Effect of Mixed-Chain-Length Surfactants on Fluid Displacement in Porous Media by In-Situ Foaming Process

Abstract

Summary A laboratory study was designed to improve fluid displacement efficiency in porous media by an in-situ foaming process and to determine the effect of mixed surfactant chain length on surface properties of foaming solutions, bubble size, breakthrough time, and fluid displacement in porous media. We screened various mixed surfactant systems, such as sodium dodecyl sulfate and alkyl alcohols. Maximum breakthrough time and fluid displacement efficiency were observed when both components of the mixed foaming system possessed the same chain length. Results were compared with data obtained using water, brine, and sodium dodecyl sulfate alone. The microscopic studies revealed that the order of bubble size measured outside the porous medium for various mixed surfactants was indeed maintained in a micromodel.
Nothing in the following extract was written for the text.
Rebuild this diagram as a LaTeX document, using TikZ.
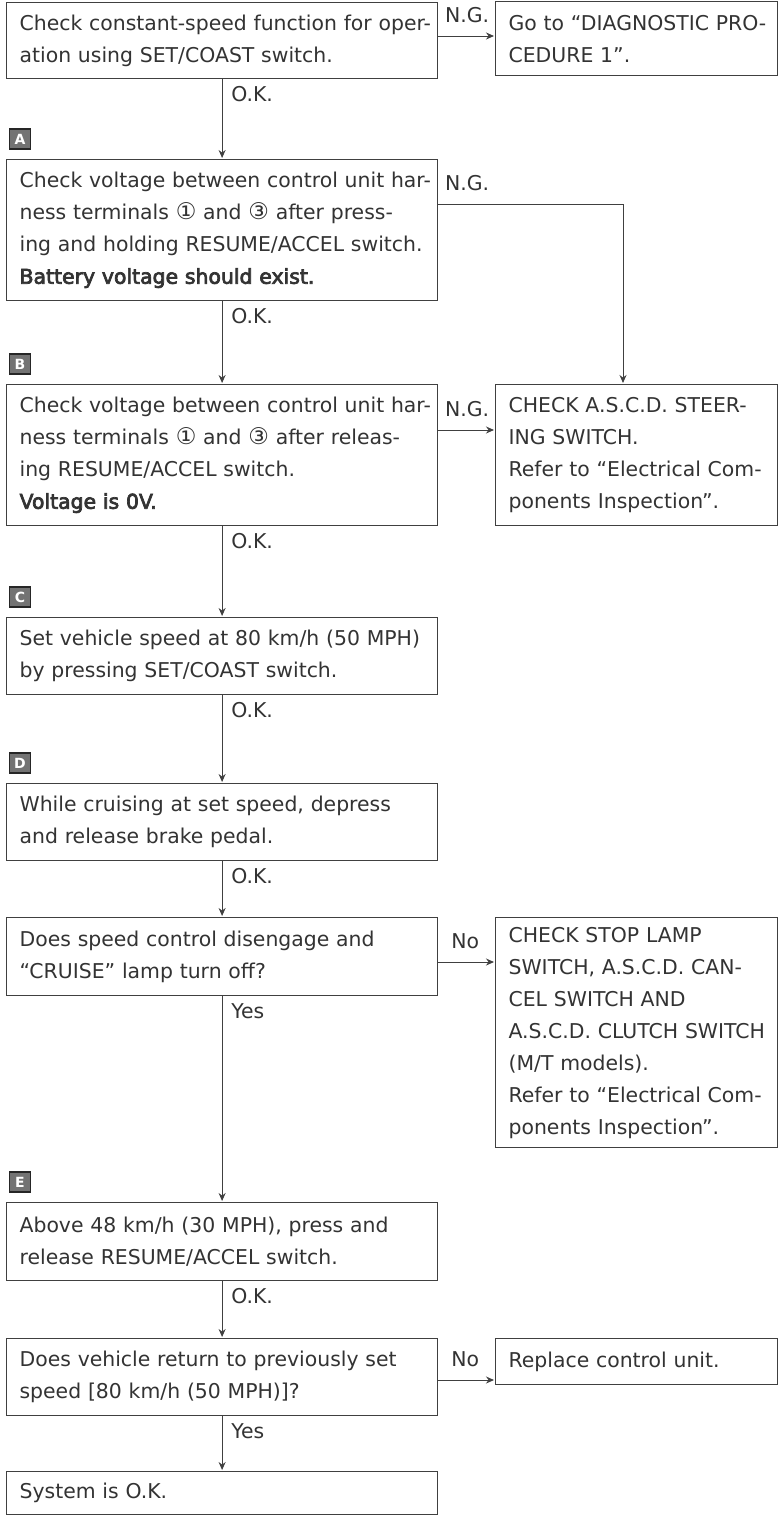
\documentclass[tikz,border=0pt]{standalone}
\usepackage{fontspec}
\setmainfont{DejaVu Sans}
\newfontfamily\fbold{DejaVu Sans}[FakeBold=3.5]
\usetikzlibrary{arrows.meta}
\newcommand{\rowtxt}[1]{\mbox{#1}}
\newcommand{\boldrow}[1]{\mbox{\fbold #1}}
\newcommand{\cnum}[1]{{\fontsize{23}{32}\selectfont #1}}
\definecolor{ink}{gray}{0.2}
\definecolor{lineink}{gray}{0.25}
\begin{document}
\begin{tikzpicture}[x=1pt,y=-1pt,
  box/.style={draw=lineink, line width=1.2pt, anchor=north west, align=left,
    inner xsep=11pt, inner ysep=2pt, text=ink,
    font=\fontsize{20.4}{32}\selectfont},
  lbox/.style={box, minimum width=431pt, text width=405pt},
  rbox/.style={box, minimum width=282pt, text width=256pt},
  lbl/.style={text=ink, font=\fontsize{20.4}{22}\selectfont, inner sep=1pt},
  badge/.style={draw=black!85, line width=1.2pt, fill=black!55, text=white,
    font=\bfseries\fontsize{14}{14}\selectfont, minimum width=21pt,
    minimum height=20pt, inner sep=0pt},
  vconn/.style={draw=lineink, line width=1pt, shorten >=1pt,
    -{Stealth[length=8pt,width=7pt]}},
  hconn/.style={draw=lineink, line width=1pt, shorten >=1pt,
    -{Stealth[length=8pt,width=7pt]}}
]
\fill[white] (0,0) rectangle (778,1516);
\useasboundingbox (0,0) rectangle (778,1516);

% left column
\node[lbox, minimum height=76pt] (b1) at (6,2)
  {\rowtxt{Check constant-speed function for oper-}\\\rowtxt{ation using SET/COAST switch.}};
\node[lbox, minimum height=141pt] (bA) at (6,159)
  {\rowtxt{Check voltage between control unit har-}\\
   \rowtxt{ness terminals \cnum{①} and \cnum{③} after press-}\\
   \rowtxt{ing and holding RESUME/ACCEL switch.}\\
   \boldrow{Battery voltage should exist.}};
\node[lbox, minimum height=141pt] (bB) at (6,384)
  {\rowtxt{Check voltage between control unit har-}\\
   \rowtxt{ness terminals \cnum{①} and \cnum{③} after releas-}\\
   \rowtxt{ing RESUME/ACCEL switch.}\\
   \boldrow{Voltage is 0V.}};
\node[lbox, minimum height=77pt] (bC) at (6,617)
  {\rowtxt{Set vehicle speed at 80 km/h (50 MPH)}\\\rowtxt{by pressing SET/COAST switch.}};
\node[lbox, minimum height=77pt] (bD) at (6,783)
  {\rowtxt{While cruising at set speed, depress}\\\rowtxt{and release brake pedal.}};
\node[lbox, minimum height=78pt] (bQ1) at (6,917)
  {\rowtxt{Does speed control disengage and}\\\rowtxt{``CRUISE'' lamp turn off?}};
\node[lbox, minimum height=78pt] (bE) at (6,1202)
  {\rowtxt{Above 48 km/h (30 MPH), press and}\\\rowtxt{release RESUME/ACCEL switch.}};
\node[lbox, minimum height=77pt] (bQ2) at (6,1338)
  {\rowtxt{Does vehicle return to previously set}\\\rowtxt{speed [80 km/h (50 MPH)]?}};
\node[lbox, minimum height=43pt] (bF) at (6,1471)
  {\rowtxt{System is O.K.}};

% right column
\node[rbox, minimum height=74pt] (r1) at (495,1)
  {\rowtxt{Go to ``DIAGNOSTIC PRO-}\\\rowtxt{CEDURE 1''.}};
\node[rbox, minimum height=141pt] (rB) at (495,384)
  {\rowtxt{CHECK A.S.C.D. STEER-}\\\rowtxt{ING SWITCH.}\\
   \rowtxt{Refer to ``Electrical Com-}\\\rowtxt{ponents Inspection''.}};
\node[rbox, minimum height=230pt] (rQ1) at (495,917)
  {\rowtxt{CHECK STOP LAMP}\\\rowtxt{SWITCH, A.S.C.D. CAN-}\\
   \rowtxt{CEL SWITCH AND}\\\rowtxt{A.S.C.D. CLUTCH SWITCH}\\
   \rowtxt{(M/T models).}\\\rowtxt{Refer to ``Electrical Com-}\\
   \rowtxt{ponents Inspection''.}};
\node[rbox, minimum height=46pt] (rQ2) at (495,1338)
  {\rowtxt{Replace control unit.}};

% badges
\node[badge] (bdgA) at (20,139) {A};
\node[badge] (bdgB) at (20,364) {B};
\node[badge] (bdgC) at (20,597) {C};
\node[badge] (bdgD) at (20,763) {D};
\node[badge] (bdgE) at (20,1182) {E};

% vertical flow
\draw[vconn] (b1.south) -- (bA.north);
\draw[vconn] (bA.south) -- (bB.north);
\draw[vconn] (bB.south) -- (bC.north);
\draw[vconn] (bC.south) -- (bD.north);
\draw[vconn] (bD.south) -- (bQ1.north);
\draw[vconn] (bQ1.south) -- (bE.north);
\draw[vconn] (bE.south) -- (bQ2.north);
\draw[vconn] (bQ2.south) -- (bF.north);

\node[lbl, anchor=west] (ok1) at ([xshift=8pt,yshift=-15pt]b1.south) {O.K.};
\node[lbl, anchor=west] (ok2) at ([xshift=8pt,yshift=-15pt]bA.south) {O.K.};
\node[lbl, anchor=west] (ok3) at ([xshift=8pt,yshift=-15pt]bB.south) {O.K.};
\node[lbl, anchor=west] (ok4) at ([xshift=8pt,yshift=-15pt]bC.south) {O.K.};
\node[lbl, anchor=west] (ok5) at ([xshift=8pt,yshift=-15pt]bD.south) {O.K.};
\node[lbl, anchor=west] (yes1) at ([xshift=8pt,yshift=-15pt]bQ1.south) {Yes};
\node[lbl, anchor=west] (ok6) at ([xshift=8pt,yshift=-15pt]bE.south) {O.K.};
\node[lbl, anchor=west] (yes2) at ([xshift=8pt,yshift=-15pt]bQ2.south) {Yes};

% side branches
\draw[hconn] ([yshift=-34pt]b1.north east) coordinate (p1) -- (p1 -| r1.west);
\node[lbl] (ng1) at ([xshift=29pt,yshift=21pt]p1) {N.G.};

\draw[hconn] ([yshift=-45pt]bA.north east) coordinate (p2) -| ([xshift=128pt]rB.north west);
\node[lbl] (ng2) at ([xshift=29pt,yshift=21pt]p2) {N.G.};

\draw[hconn] ([yshift=-46pt]bB.north east) coordinate (p3) -- (p3 -| rB.west);
\node[lbl] (ng3) at ([xshift=29pt,yshift=21pt]p3) {N.G.};

\draw[hconn] ([yshift=-45pt]bQ1.north east) coordinate (p4) -- (p4 -| rQ1.west);
\node[lbl] (no1) at ([xshift=27pt,yshift=21pt]p4) {No};

\draw[hconn] ([yshift=-42pt]bQ2.north east) coordinate (p5) -- (p5 -| rQ2.west);
\node[lbl] (no2) at ([xshift=27pt,yshift=21pt]p5) {No};
\end{tikzpicture}
\end{document}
The increase in the porous medium length improved breakthrough time and fluid displacement efficiency in sandpacks and in Berea cores. Mixed surfactant systems showed a correlation among surface properties of foaming solutions, bubble size, break-through time, and fluid displacement efficiency in a porous medium. Maximum foaminess, minimum bubble size, minimum surface tension, maximum surface viscosity, maximum breakthrough time, and maximum fluid displacement efficiency were observed when the two components of the surfactant system had the same chain length.